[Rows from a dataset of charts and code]
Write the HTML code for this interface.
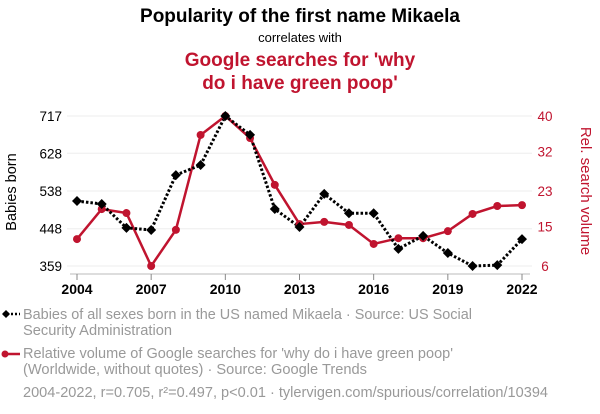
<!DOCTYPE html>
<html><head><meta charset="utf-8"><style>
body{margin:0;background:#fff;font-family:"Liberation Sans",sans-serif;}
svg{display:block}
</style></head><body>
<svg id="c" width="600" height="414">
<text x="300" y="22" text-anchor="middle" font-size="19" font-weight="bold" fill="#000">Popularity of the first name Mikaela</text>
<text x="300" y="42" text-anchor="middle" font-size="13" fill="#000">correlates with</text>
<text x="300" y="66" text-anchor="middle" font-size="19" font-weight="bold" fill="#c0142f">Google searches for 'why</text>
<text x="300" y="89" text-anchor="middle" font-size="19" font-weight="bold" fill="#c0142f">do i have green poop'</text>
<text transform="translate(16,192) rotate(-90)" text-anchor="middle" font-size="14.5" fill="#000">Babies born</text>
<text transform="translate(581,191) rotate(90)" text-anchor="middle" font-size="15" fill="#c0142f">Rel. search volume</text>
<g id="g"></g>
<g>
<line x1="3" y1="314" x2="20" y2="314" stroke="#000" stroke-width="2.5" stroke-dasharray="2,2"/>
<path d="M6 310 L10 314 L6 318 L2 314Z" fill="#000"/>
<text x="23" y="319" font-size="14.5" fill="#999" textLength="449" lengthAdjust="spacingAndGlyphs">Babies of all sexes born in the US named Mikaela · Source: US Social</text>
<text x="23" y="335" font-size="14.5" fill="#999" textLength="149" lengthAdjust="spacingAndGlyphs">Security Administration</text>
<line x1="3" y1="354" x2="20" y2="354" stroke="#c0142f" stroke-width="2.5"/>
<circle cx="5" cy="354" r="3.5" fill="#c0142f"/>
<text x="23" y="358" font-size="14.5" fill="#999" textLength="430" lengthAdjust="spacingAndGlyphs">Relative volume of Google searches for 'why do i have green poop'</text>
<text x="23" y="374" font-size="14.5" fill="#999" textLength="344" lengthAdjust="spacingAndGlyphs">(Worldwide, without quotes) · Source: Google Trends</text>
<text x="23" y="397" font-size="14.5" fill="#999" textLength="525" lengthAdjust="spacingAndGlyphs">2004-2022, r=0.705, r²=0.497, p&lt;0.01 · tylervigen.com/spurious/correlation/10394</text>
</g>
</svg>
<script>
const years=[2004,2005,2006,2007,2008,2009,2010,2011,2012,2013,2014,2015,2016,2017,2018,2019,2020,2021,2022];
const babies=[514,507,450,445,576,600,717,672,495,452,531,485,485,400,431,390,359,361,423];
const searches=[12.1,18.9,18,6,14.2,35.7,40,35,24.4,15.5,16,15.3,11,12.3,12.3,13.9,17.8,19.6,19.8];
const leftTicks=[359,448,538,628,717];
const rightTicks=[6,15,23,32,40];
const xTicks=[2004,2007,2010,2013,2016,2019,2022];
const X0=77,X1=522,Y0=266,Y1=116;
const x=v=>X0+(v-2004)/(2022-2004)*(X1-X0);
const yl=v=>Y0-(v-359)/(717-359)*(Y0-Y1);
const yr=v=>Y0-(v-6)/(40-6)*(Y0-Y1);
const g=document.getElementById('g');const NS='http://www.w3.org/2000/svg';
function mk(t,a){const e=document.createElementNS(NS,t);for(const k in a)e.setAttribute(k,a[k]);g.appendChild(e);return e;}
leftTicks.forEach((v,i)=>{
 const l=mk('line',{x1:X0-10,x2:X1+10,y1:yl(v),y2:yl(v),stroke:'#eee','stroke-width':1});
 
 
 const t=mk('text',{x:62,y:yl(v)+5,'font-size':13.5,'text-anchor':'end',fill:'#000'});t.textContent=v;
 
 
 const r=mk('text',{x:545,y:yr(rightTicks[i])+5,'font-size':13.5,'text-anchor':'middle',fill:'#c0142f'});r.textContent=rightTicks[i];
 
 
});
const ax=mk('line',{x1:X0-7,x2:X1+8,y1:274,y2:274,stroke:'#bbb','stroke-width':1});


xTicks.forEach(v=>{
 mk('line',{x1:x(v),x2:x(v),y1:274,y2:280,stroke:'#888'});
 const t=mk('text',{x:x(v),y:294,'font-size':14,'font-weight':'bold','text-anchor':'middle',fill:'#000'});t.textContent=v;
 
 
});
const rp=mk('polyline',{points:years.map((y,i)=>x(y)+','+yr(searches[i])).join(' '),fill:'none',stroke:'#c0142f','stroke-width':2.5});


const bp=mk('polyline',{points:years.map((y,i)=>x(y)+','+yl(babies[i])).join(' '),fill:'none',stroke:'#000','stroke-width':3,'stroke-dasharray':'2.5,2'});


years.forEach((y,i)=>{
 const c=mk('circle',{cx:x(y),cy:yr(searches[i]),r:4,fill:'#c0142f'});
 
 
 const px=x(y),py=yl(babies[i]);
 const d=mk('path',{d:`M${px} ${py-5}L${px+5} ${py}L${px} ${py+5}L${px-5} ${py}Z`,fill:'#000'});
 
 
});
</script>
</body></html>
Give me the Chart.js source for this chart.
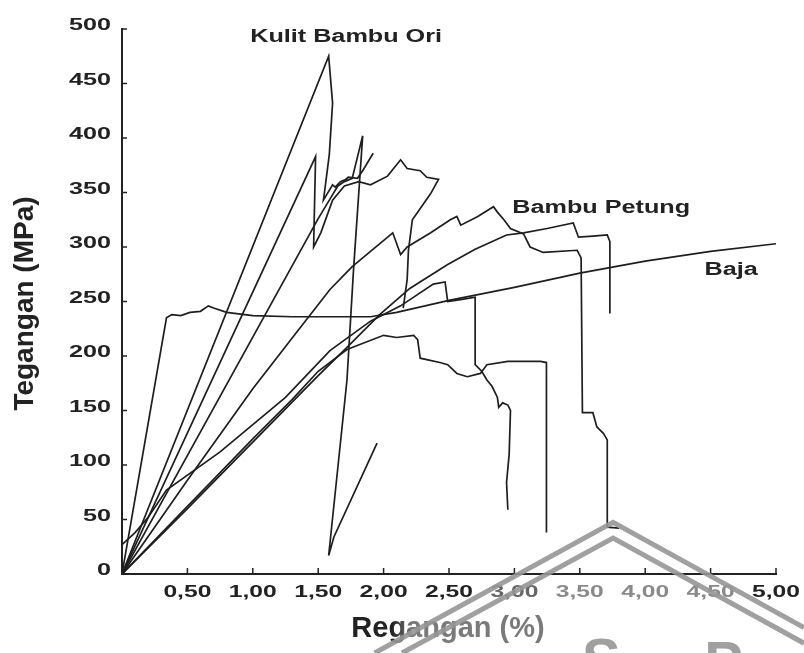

◆ What the exercise asks
Reproduce every record word for word. The copy must contain no pictures.

◆ The response
Write the HTML code for this interface.
<!DOCTYPE html>
<html><head><meta charset="utf-8"><style>
body{margin:0;background:#fff;font-family:"Liberation Sans",sans-serif;}
svg{display:block}
</style></head><body>
<svg id="c" width="600" height="414">
<text x="300" y="22" text-anchor="middle" font-size="19" font-weight="bold" fill="#000">Popularity of the first name Mikaela</text>
<text x="300" y="42" text-anchor="middle" font-size="13" fill="#000">correlates with</text>
<text x="300" y="66" text-anchor="middle" font-size="19" font-weight="bold" fill="#c0142f">Google searches for 'why</text>
<text x="300" y="89" text-anchor="middle" font-size="19" font-weight="bold" fill="#c0142f">do i have green poop'</text>
<text transform="translate(16,192) rotate(-90)" text-anchor="middle" font-size="14.5" fill="#000">Babies born</text>
<text transform="translate(581,191) rotate(90)" text-anchor="middle" font-size="15" fill="#c0142f">Rel. search volume</text>
<g id="g"></g>
<g>
<line x1="3" y1="314" x2="20" y2="314" stroke="#000" stroke-width="2.5" stroke-dasharray="2,2"/>
<path d="M6 310 L10 314 L6 318 L2 314Z" fill="#000"/>
<text x="23" y="319" font-size="14.5" fill="#999" textLength="449" lengthAdjust="spacingAndGlyphs">Babies of all sexes born in the US named Mikaela · Source: US Social</text>
<text x="23" y="335" font-size="14.5" fill="#999" textLength="149" lengthAdjust="spacingAndGlyphs">Security Administration</text>
<line x1="3" y1="354" x2="20" y2="354" stroke="#c0142f" stroke-width="2.5"/>
<circle cx="5" cy="354" r="3.5" fill="#c0142f"/>
<text x="23" y="358" font-size="14.5" fill="#999" textLength="430" lengthAdjust="spacingAndGlyphs">Relative volume of Google searches for 'why do i have green poop'</text>
<text x="23" y="374" font-size="14.5" fill="#999" textLength="344" lengthAdjust="spacingAndGlyphs">(Worldwide, without quotes) · Source: Google Trends</text>
<text x="23" y="397" font-size="14.5" fill="#999" textLength="525" lengthAdjust="spacingAndGlyphs">2004-2022, r=0.705, r²=0.497, p&lt;0.01 · tylervigen.com/spurious/correlation/10394</text>
</g>
</svg>
<script>
const years=[2004,2005,2006,2007,2008,2009,2010,2011,2012,2013,2014,2015,2016,2017,2018,2019,2020,2021,2022];
const babies=[514,507,450,445,576,600,717,672,495,452,531,485,485,400,431,390,359,361,423];
const searches=[12.1,18.9,18,6,14.2,35.7,40,35,24.4,15.5,16,15.3,11,12.3,12.3,13.9,17.8,19.6,19.8];
const leftTicks=[359,448,538,628,717];
const rightTicks=[6,15,23,32,40];
const xTicks=[2004,2007,2010,2013,2016,2019,2022];
const X0=77,X1=522,Y0=266,Y1=116;
const x=v=>X0+(v-2004)/(2022-2004)*(X1-X0);
const yl=v=>Y0-(v-359)/(717-359)*(Y0-Y1);
const yr=v=>Y0-(v-6)/(40-6)*(Y0-Y1);
const g=document.getElementById('g');const NS='http://www.w3.org/2000/svg';
function mk(t,a){const e=document.createElementNS(NS,t);for(const k in a)e.setAttribute(k,a[k]);g.appendChild(e);return e;}
leftTicks.forEach((v,i)=>{
 const l=mk('line',{x1:X0-10,x2:X1+10,y1:yl(v),y2:yl(v),stroke:'#eee','stroke-width':1});
 
 
 const t=mk('text',{x:62,y:yl(v)+5,'font-size':13.5,'text-anchor':'end',fill:'#000'});t.textContent=v;
 
 
 const r=mk('text',{x:545,y:yr(rightTicks[i])+5,'font-size':13.5,'text-anchor':'middle',fill:'#c0142f'});r.textContent=rightTicks[i];
 
 
});
const ax=mk('line',{x1:X0-7,x2:X1+8,y1:274,y2:274,stroke:'#bbb','stroke-width':1});


xTicks.forEach(v=>{
 mk('line',{x1:x(v),x2:x(v),y1:274,y2:280,stroke:'#888'});
 const t=mk('text',{x:x(v),y:294,'font-size':14,'font-weight':'bold','text-anchor':'middle',fill:'#000'});t.textContent=v;
 
 
});
const rp=mk('polyline',{points:years.map((y,i)=>x(y)+','+yr(searches[i])).join(' '),fill:'none',stroke:'#c0142f','stroke-width':2.5});


const bp=mk('polyline',{points:years.map((y,i)=>x(y)+','+yl(babies[i])).join(' '),fill:'none',stroke:'#000','stroke-width':3,'stroke-dasharray':'2.5,2'});


years.forEach((y,i)=>{
 const c=mk('circle',{cx:x(y),cy:yr(searches[i]),r:4,fill:'#c0142f'});
 
 
 const px=x(y),py=yl(babies[i]);
 const d=mk('path',{d:`M${px} ${py-5}L${px+5} ${py}L${px} ${py+5}L${px-5} ${py}Z`,fill:'#000'});
 
 
});
</script>
</body></html>
Give me the Chart.js source for this chart.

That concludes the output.